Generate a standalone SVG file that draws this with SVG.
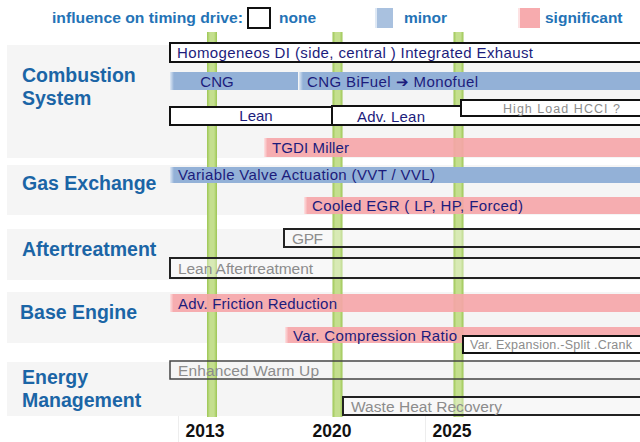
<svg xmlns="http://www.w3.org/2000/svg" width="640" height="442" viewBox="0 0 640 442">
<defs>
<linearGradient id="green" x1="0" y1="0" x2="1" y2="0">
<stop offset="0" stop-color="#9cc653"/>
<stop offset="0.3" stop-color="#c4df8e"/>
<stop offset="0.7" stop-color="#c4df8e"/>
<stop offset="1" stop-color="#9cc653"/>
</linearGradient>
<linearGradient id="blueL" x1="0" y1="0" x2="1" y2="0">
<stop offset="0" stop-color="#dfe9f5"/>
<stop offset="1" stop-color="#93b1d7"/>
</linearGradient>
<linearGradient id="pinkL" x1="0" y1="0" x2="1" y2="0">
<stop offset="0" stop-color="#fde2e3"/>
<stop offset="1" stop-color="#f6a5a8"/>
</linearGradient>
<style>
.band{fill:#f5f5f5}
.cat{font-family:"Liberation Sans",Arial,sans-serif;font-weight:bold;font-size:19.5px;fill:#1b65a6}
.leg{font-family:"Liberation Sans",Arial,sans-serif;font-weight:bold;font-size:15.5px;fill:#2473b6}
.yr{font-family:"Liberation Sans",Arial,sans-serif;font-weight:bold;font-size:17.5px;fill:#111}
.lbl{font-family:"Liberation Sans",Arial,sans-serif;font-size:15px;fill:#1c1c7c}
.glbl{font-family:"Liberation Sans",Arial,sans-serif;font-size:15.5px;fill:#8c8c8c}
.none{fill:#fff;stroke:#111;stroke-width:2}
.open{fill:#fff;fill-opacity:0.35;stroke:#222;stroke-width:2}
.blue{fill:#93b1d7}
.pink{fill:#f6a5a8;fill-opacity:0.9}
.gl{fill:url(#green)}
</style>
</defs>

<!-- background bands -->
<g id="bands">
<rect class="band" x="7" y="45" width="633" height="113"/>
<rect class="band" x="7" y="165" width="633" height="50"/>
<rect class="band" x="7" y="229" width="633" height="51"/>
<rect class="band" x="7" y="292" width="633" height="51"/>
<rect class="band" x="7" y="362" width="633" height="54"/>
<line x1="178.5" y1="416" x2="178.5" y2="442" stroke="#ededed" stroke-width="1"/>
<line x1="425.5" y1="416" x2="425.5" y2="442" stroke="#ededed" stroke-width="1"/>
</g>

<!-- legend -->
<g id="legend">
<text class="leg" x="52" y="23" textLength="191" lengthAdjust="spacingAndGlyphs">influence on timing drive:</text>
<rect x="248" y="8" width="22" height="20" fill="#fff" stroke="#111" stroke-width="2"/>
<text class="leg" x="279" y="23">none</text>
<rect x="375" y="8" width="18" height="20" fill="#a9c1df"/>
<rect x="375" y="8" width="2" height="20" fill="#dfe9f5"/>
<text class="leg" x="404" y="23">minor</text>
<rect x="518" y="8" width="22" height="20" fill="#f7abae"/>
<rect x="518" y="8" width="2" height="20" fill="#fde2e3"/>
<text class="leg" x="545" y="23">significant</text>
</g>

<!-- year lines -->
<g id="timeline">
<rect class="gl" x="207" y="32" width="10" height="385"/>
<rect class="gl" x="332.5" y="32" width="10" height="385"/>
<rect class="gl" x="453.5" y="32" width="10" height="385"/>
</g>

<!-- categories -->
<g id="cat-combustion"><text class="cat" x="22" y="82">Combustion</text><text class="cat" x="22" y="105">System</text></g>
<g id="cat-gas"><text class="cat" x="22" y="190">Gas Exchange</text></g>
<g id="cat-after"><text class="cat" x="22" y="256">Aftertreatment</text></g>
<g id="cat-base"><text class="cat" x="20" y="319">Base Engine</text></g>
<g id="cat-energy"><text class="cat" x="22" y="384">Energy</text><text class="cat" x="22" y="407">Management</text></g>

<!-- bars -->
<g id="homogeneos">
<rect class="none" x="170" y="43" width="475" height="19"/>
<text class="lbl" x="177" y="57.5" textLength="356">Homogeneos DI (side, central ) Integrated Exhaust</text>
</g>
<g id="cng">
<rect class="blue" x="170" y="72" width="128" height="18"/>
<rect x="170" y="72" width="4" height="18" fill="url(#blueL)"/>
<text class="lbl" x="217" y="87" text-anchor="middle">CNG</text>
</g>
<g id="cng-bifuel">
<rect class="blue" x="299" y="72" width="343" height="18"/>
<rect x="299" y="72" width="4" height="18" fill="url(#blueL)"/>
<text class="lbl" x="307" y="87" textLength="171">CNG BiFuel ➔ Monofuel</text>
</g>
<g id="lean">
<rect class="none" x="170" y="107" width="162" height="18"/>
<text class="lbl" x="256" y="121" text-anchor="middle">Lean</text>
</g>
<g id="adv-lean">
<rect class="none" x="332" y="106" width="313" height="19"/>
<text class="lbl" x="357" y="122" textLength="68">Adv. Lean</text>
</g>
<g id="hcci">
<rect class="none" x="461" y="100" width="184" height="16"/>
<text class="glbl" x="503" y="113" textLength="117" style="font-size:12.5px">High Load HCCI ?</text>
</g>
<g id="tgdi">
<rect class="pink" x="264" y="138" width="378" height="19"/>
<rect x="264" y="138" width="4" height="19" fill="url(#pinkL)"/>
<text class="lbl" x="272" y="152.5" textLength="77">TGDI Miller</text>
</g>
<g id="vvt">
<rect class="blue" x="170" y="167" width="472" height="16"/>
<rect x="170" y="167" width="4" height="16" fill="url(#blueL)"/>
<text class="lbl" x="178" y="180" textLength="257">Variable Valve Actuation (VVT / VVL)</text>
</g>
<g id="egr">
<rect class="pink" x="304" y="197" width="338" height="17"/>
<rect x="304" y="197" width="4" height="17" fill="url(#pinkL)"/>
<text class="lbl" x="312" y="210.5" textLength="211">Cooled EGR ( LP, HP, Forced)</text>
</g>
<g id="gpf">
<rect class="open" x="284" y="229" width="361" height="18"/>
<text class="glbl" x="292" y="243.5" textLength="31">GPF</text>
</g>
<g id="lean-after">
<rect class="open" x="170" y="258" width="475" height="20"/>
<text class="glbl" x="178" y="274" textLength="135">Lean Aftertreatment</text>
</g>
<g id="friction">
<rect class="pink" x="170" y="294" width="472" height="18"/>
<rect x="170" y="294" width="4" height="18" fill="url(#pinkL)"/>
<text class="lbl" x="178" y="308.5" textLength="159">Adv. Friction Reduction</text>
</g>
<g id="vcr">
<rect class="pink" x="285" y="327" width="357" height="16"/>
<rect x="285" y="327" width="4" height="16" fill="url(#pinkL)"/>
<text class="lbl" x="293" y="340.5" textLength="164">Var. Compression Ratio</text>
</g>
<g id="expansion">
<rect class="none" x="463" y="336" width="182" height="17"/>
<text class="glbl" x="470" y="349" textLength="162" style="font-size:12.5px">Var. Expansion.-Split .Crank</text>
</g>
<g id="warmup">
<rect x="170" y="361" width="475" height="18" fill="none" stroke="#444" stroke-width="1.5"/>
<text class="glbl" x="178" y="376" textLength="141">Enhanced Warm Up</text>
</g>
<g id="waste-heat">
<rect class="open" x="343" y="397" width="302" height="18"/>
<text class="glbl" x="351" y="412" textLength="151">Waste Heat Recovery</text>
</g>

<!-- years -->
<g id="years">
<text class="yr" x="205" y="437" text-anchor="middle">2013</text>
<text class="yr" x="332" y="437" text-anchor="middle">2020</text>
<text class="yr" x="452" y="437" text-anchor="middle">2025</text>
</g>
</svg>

**THE PROBLEM:** Copy the listing over exactly, skipping the pictures it holds.

**SOLUTION:**
Generate a standalone SVG file that draws this with SVG.
<svg xmlns="http://www.w3.org/2000/svg" width="640" height="442" viewBox="0 0 640 442">
<defs>
<linearGradient id="green" x1="0" y1="0" x2="1" y2="0">
<stop offset="0" stop-color="#9cc653"/>
<stop offset="0.3" stop-color="#c4df8e"/>
<stop offset="0.7" stop-color="#c4df8e"/>
<stop offset="1" stop-color="#9cc653"/>
</linearGradient>
<linearGradient id="blueL" x1="0" y1="0" x2="1" y2="0">
<stop offset="0" stop-color="#dfe9f5"/>
<stop offset="1" stop-color="#93b1d7"/>
</linearGradient>
<linearGradient id="pinkL" x1="0" y1="0" x2="1" y2="0">
<stop offset="0" stop-color="#fde2e3"/>
<stop offset="1" stop-color="#f6a5a8"/>
</linearGradient>
<style>
.band{fill:#f5f5f5}
.cat{font-family:"Liberation Sans",Arial,sans-serif;font-weight:bold;font-size:19.5px;fill:#1b65a6}
.leg{font-family:"Liberation Sans",Arial,sans-serif;font-weight:bold;font-size:15.5px;fill:#2473b6}
.yr{font-family:"Liberation Sans",Arial,sans-serif;font-weight:bold;font-size:17.5px;fill:#111}
.lbl{font-family:"Liberation Sans",Arial,sans-serif;font-size:15px;fill:#1c1c7c}
.glbl{font-family:"Liberation Sans",Arial,sans-serif;font-size:15.5px;fill:#8c8c8c}
.none{fill:#fff;stroke:#111;stroke-width:2}
.open{fill:#fff;fill-opacity:0.35;stroke:#222;stroke-width:2}
.blue{fill:#93b1d7}
.pink{fill:#f6a5a8;fill-opacity:0.9}
.gl{fill:url(#green)}
</style>
</defs>

<!-- background bands -->
<g id="bands">
<rect class="band" x="7" y="45" width="633" height="113"/>
<rect class="band" x="7" y="165" width="633" height="50"/>
<rect class="band" x="7" y="229" width="633" height="51"/>
<rect class="band" x="7" y="292" width="633" height="51"/>
<rect class="band" x="7" y="362" width="633" height="54"/>
<line x1="178.5" y1="416" x2="178.5" y2="442" stroke="#ededed" stroke-width="1"/>
<line x1="425.5" y1="416" x2="425.5" y2="442" stroke="#ededed" stroke-width="1"/>
</g>

<!-- legend -->
<g id="legend">
<text class="leg" x="52" y="23" textLength="191" lengthAdjust="spacingAndGlyphs">influence on timing drive:</text>
<rect x="248" y="8" width="22" height="20" fill="#fff" stroke="#111" stroke-width="2"/>
<text class="leg" x="279" y="23">none</text>
<rect x="375" y="8" width="18" height="20" fill="#a9c1df"/>
<rect x="375" y="8" width="2" height="20" fill="#dfe9f5"/>
<text class="leg" x="404" y="23">minor</text>
<rect x="518" y="8" width="22" height="20" fill="#f7abae"/>
<rect x="518" y="8" width="2" height="20" fill="#fde2e3"/>
<text class="leg" x="545" y="23">significant</text>
</g>

<!-- year lines -->
<g id="timeline">
<rect class="gl" x="207" y="32" width="10" height="385"/>
<rect class="gl" x="332.5" y="32" width="10" height="385"/>
<rect class="gl" x="453.5" y="32" width="10" height="385"/>
</g>

<!-- categories -->
<g id="cat-combustion"><text class="cat" x="22" y="82">Combustion</text><text class="cat" x="22" y="105">System</text></g>
<g id="cat-gas"><text class="cat" x="22" y="190">Gas Exchange</text></g>
<g id="cat-after"><text class="cat" x="22" y="256">Aftertreatment</text></g>
<g id="cat-base"><text class="cat" x="20" y="319">Base Engine</text></g>
<g id="cat-energy"><text class="cat" x="22" y="384">Energy</text><text class="cat" x="22" y="407">Management</text></g>

<!-- bars -->
<g id="homogeneos">
<rect class="none" x="170" y="43" width="475" height="19"/>
<text class="lbl" x="177" y="57.5" textLength="356">Homogeneos DI (side, central ) Integrated Exhaust</text>
</g>
<g id="cng">
<rect class="blue" x="170" y="72" width="128" height="18"/>
<rect x="170" y="72" width="4" height="18" fill="url(#blueL)"/>
<text class="lbl" x="217" y="87" text-anchor="middle">CNG</text>
</g>
<g id="cng-bifuel">
<rect class="blue" x="299" y="72" width="343" height="18"/>
<rect x="299" y="72" width="4" height="18" fill="url(#blueL)"/>
<text class="lbl" x="307" y="87" textLength="171">CNG BiFuel ➔ Monofuel</text>
</g>
<g id="lean">
<rect class="none" x="170" y="107" width="162" height="18"/>
<text class="lbl" x="256" y="121" text-anchor="middle">Lean</text>
</g>
<g id="adv-lean">
<rect class="none" x="332" y="106" width="313" height="19"/>
<text class="lbl" x="357" y="122" textLength="68">Adv. Lean</text>
</g>
<g id="hcci">
<rect class="none" x="461" y="100" width="184" height="16"/>
<text class="glbl" x="503" y="113" textLength="117" style="font-size:12.5px">High Load HCCI ?</text>
</g>
<g id="tgdi">
<rect class="pink" x="264" y="138" width="378" height="19"/>
<rect x="264" y="138" width="4" height="19" fill="url(#pinkL)"/>
<text class="lbl" x="272" y="152.5" textLength="77">TGDI Miller</text>
</g>
<g id="vvt">
<rect class="blue" x="170" y="167" width="472" height="16"/>
<rect x="170" y="167" width="4" height="16" fill="url(#blueL)"/>
<text class="lbl" x="178" y="180" textLength="257">Variable Valve Actuation (VVT / VVL)</text>
</g>
<g id="egr">
<rect class="pink" x="304" y="197" width="338" height="17"/>
<rect x="304" y="197" width="4" height="17" fill="url(#pinkL)"/>
<text class="lbl" x="312" y="210.5" textLength="211">Cooled EGR ( LP, HP, Forced)</text>
</g>
<g id="gpf">
<rect class="open" x="284" y="229" width="361" height="18"/>
<text class="glbl" x="292" y="243.5" textLength="31">GPF</text>
</g>
<g id="lean-after">
<rect class="open" x="170" y="258" width="475" height="20"/>
<text class="glbl" x="178" y="274" textLength="135">Lean Aftertreatment</text>
</g>
<g id="friction">
<rect class="pink" x="170" y="294" width="472" height="18"/>
<rect x="170" y="294" width="4" height="18" fill="url(#pinkL)"/>
<text class="lbl" x="178" y="308.5" textLength="159">Adv. Friction Reduction</text>
</g>
<g id="vcr">
<rect class="pink" x="285" y="327" width="357" height="16"/>
<rect x="285" y="327" width="4" height="16" fill="url(#pinkL)"/>
<text class="lbl" x="293" y="340.5" textLength="164">Var. Compression Ratio</text>
</g>
<g id="expansion">
<rect class="none" x="463" y="336" width="182" height="17"/>
<text class="glbl" x="470" y="349" textLength="162" style="font-size:12.5px">Var. Expansion.-Split .Crank</text>
</g>
<g id="warmup">
<rect x="170" y="361" width="475" height="18" fill="none" stroke="#444" stroke-width="1.5"/>
<text class="glbl" x="178" y="376" textLength="141">Enhanced Warm Up</text>
</g>
<g id="waste-heat">
<rect class="open" x="343" y="397" width="302" height="18"/>
<text class="glbl" x="351" y="412" textLength="151">Waste Heat Recovery</text>
</g>

<!-- years -->
<g id="years">
<text class="yr" x="205" y="437" text-anchor="middle">2013</text>
<text class="yr" x="332" y="437" text-anchor="middle">2020</text>
<text class="yr" x="452" y="437" text-anchor="middle">2025</text>
</g>
</svg>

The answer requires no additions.